Document your test results for future reference. This information is valuable for troubleshooting and may be required for permits or insurance.
Maintenance and Long-Term Care
Like other aspects of solar system maintenance, grounding requires periodic attention to ensure continued safety and effectiveness.
Inspect grounding connections annually, looking for signs of corrosion, looseness, or damage. Pay special attention to connections exposed to weather.
Test system grounding resistance every few years or after significant weather events. Lightning strikes or ground shifts can affect grounding system performance.
Keep vegetation away from ground rods and grounding conductors.

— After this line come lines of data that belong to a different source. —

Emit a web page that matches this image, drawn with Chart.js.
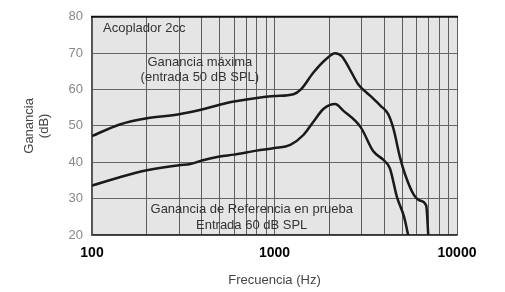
<!DOCTYPE html>
<html>
<head>
<meta charset="utf-8">
<script src="https://cdn.jsdelivr.net/npm/chart.js@4.4.0/dist/chart.umd.min.js"></script>
<style>
  html, body { margin: 0; padding: 0; background: #fff; }
  #wrap { width: 505px; height: 292px; }
</style>
</head>
<body>
<div id="wrap"><canvas id="graf"></canvas></div>
<script>
// frecuencias (Hz) y ganancias (dB)
var freqMax = [100, 142, 200, 300, 400, 500, 600, 800, 1000, 1270, 1400, 1630, 1900, 2150, 2340, 2590, 2880, 3340, 3800, 4190, 4480, 4880, 5190, 5760, 6250, 6780, 6960];
var gainMax = [47.2, 50.4, 52.1, 53.2, 54.5, 55.8, 56.7, 57.7, 58.2, 58.7, 60.1, 64.6, 68.2, 70.0, 69.1, 65.5, 61.4, 58.3, 55.6, 53.3, 49.3, 41.2, 36.7, 31.3, 29.5, 28.1, 20.0];

var freqRef = [100, 142, 200, 300, 345, 400, 500, 600, 800, 1000, 1220, 1440, 1630, 1860, 2150, 2380, 2970, 3480, 3940, 4290, 4690, 5130, 5400];
var gainRef = [33.6, 35.9, 37.8, 39.2, 39.5, 40.5, 41.6, 42.1, 43.2, 43.9, 44.8, 47.5, 51.1, 54.7, 56.0, 54.2, 49.6, 43.0, 40.7, 38.3, 30.4, 25.0, 20.0];

var xGrid = [100, 200, 300, 400, 500, 600, 700, 800, 900, 1000, 2000, 3000, 4000, 5000, 6000, 7000, 8000, 9000, 10000];
var xLabels = [100, 1000, 10000];

function pts(xs, ys) {
  return xs.map(function (v, i) { return { x: v, y: ys[i] }; });
}

var notas = [
  { text: "Acoplador 2cc", f: 115, g: 76.8, align: "left" },
  { text: "Ganancia máxima", f: 390, g: 67.4, align: "center" },
  { text: "(entrada 50 dB SPL)", f: 390, g: 63.2, align: "center" },
  { text: "Ganancia de Referencia en prueba", f: 750, g: 27.0, align: "center" },
  { text: "Entrada 60 dB SPL", f: 750, g: 22.6, align: "center" }
];

var fondo = {
  id: "fondo",
  beforeDraw: function (chart) {
    var c = chart.ctx, a = chart.chartArea;
    c.save();
    c.fillStyle = "#fff";
    c.fillRect(0, 0, chart.width, chart.height);
    c.fillStyle = "#e5e5e5";
    c.fillRect(a.left, a.top, a.right - a.left, a.bottom - a.top);
    c.restore();
  },
  afterDraw: function (chart) {
    var c = chart.ctx, a = chart.chartArea;
    var sx = chart.scales.x, sy = chart.scales.y;
    c.save();
    c.strokeStyle = "#111";
    c.lineWidth = 2;
    c.beginPath();
    c.moveTo(a.left - 1, a.top);
    c.lineTo(a.right + 1, a.top);
    c.stroke();
    c.fillStyle = "#333";
    c.font = "13px 'Liberation Sans', Arial, sans-serif";
    c.textBaseline = "middle";
    notas.forEach(function (n) {
      c.textAlign = n.align;
      c.fillText(n.text, sx.getPixelForValue(n.f), sy.getPixelForValue(n.g));
    });
    c.restore();
  }
};

new Chart(document.getElementById("graf"), {
  type: "scatter",
  data: {
    datasets: [
      {
        label: "Ganancia máxima",
        data: pts(freqMax, gainMax),
        showLine: true,
        borderColor: "#1a1a1a",
        borderWidth: 2.5,
        pointRadius: 0,
        cubicInterpolationMode: "monotone"
      },
      {
        label: "Ganancia de referencia",
        data: pts(freqRef, gainRef),
        showLine: true,
        borderColor: "#1a1a1a",
        borderWidth: 2.5,
        pointRadius: 0,
        cubicInterpolationMode: "monotone"
      }
    ]
  },
  options: {
    responsive: true,
    maintainAspectRatio: false,
    animation: false,
    layout: { padding: { top: 13, right: 48, left: 22, bottom: 0 } },
    plugins: {
      legend: { display: false },
      tooltip: { enabled: false }
    },
    scales: {
      x: {
        type: "logarithmic",
        min: 100,
        max: 10000,
        afterBuildTicks: function (scale) {
          scale.ticks = xGrid.map(function (v) { return { value: v }; });
        },
        afterFit: function (scale) { scale.height = 57; },
        ticks: {
          autoSkip: false,
          maxRotation: 0,
          color: "#000",
          padding: 10,
          font: { family: "'Liberation Sans', Arial, sans-serif", size: 14, weight: "bold" },
          callback: function (v) {
            return xLabels.indexOf(v) >= 0 ? String(v) : "";
          }
        },
        grid: { color: "#5e5e5e", lineWidth: 1, drawTicks: false },
        border: { color: "#333", width: 1.5 },
        title: {
          display: true,
          text: "Frecuencia (Hz)",
          color: "#444",
          font: { family: "'Liberation Sans', Arial, sans-serif", size: 13 },
          padding: { top: 0, bottom: 4 }
        }
      },
      y: {
        min: 20,
        max: 80,
        afterFit: function (scale) { scale.width = 70; },
        ticks: {
          stepSize: 10,
          color: "#888",
          padding: 9,
          font: { family: "'Liberation Sans', Arial, sans-serif", size: 13 }
        },
        grid: { color: "#666", lineWidth: 1, drawTicks: false },
        border: { color: "#555", width: 1.5 },
        title: {
          display: true,
          text: ["Ganancia", "(dB)"],
          color: "#444",
          font: { family: "'Liberation Sans', Arial, sans-serif", size: 13, lineHeight: 1.15 },
          padding: { top: 0, bottom: 0 }
        }
      }
    }
  },
  plugins: [fondo]
});
</script>
</body>
</html>
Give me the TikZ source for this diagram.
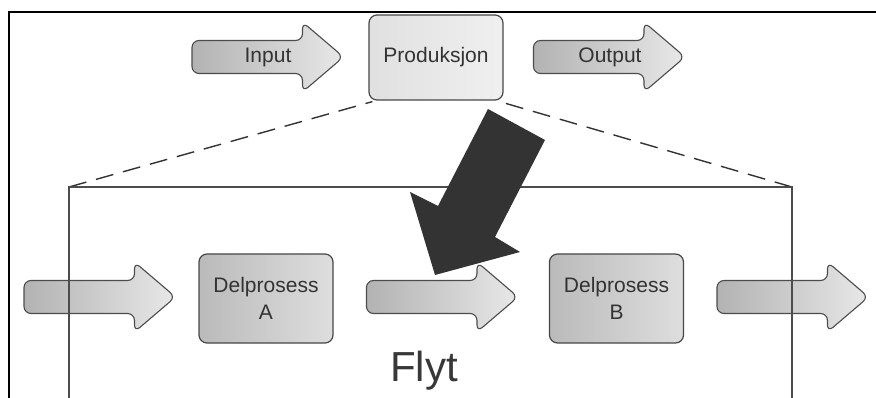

Plant roots and lawn equipment can damage grounding components over time.
For RV systems, check grounding connections more frequently due to road vibration and varying environmental conditions.
Our guide on battery maintenance includes additional safety tips that complement proper system grounding.
When to Call a Professional
While many aspects of solar grounding are DIY-friendly, some situations require professional expertise. Knowing when to call for help keeps you safe and ensures code compliance.
Complex grid-tie installations often require professional design and installation. Utility interconnection requirements can be complicated, and mistakes can be expensive.
If your local code requires permits and inspections, consider hiring a licensed electrician familiar with solar installations. They can navigate the permitting process and ensure code compliance.
When in doubt about any aspect of grounding, consult with professionals. The cost of expert advice is minimal compared to the potential consequences of improper grounding.
For basic system troubleshooting and maintenance, however, most DIY enthusiasts can handle grounding tasks safely with proper knowledge and tools.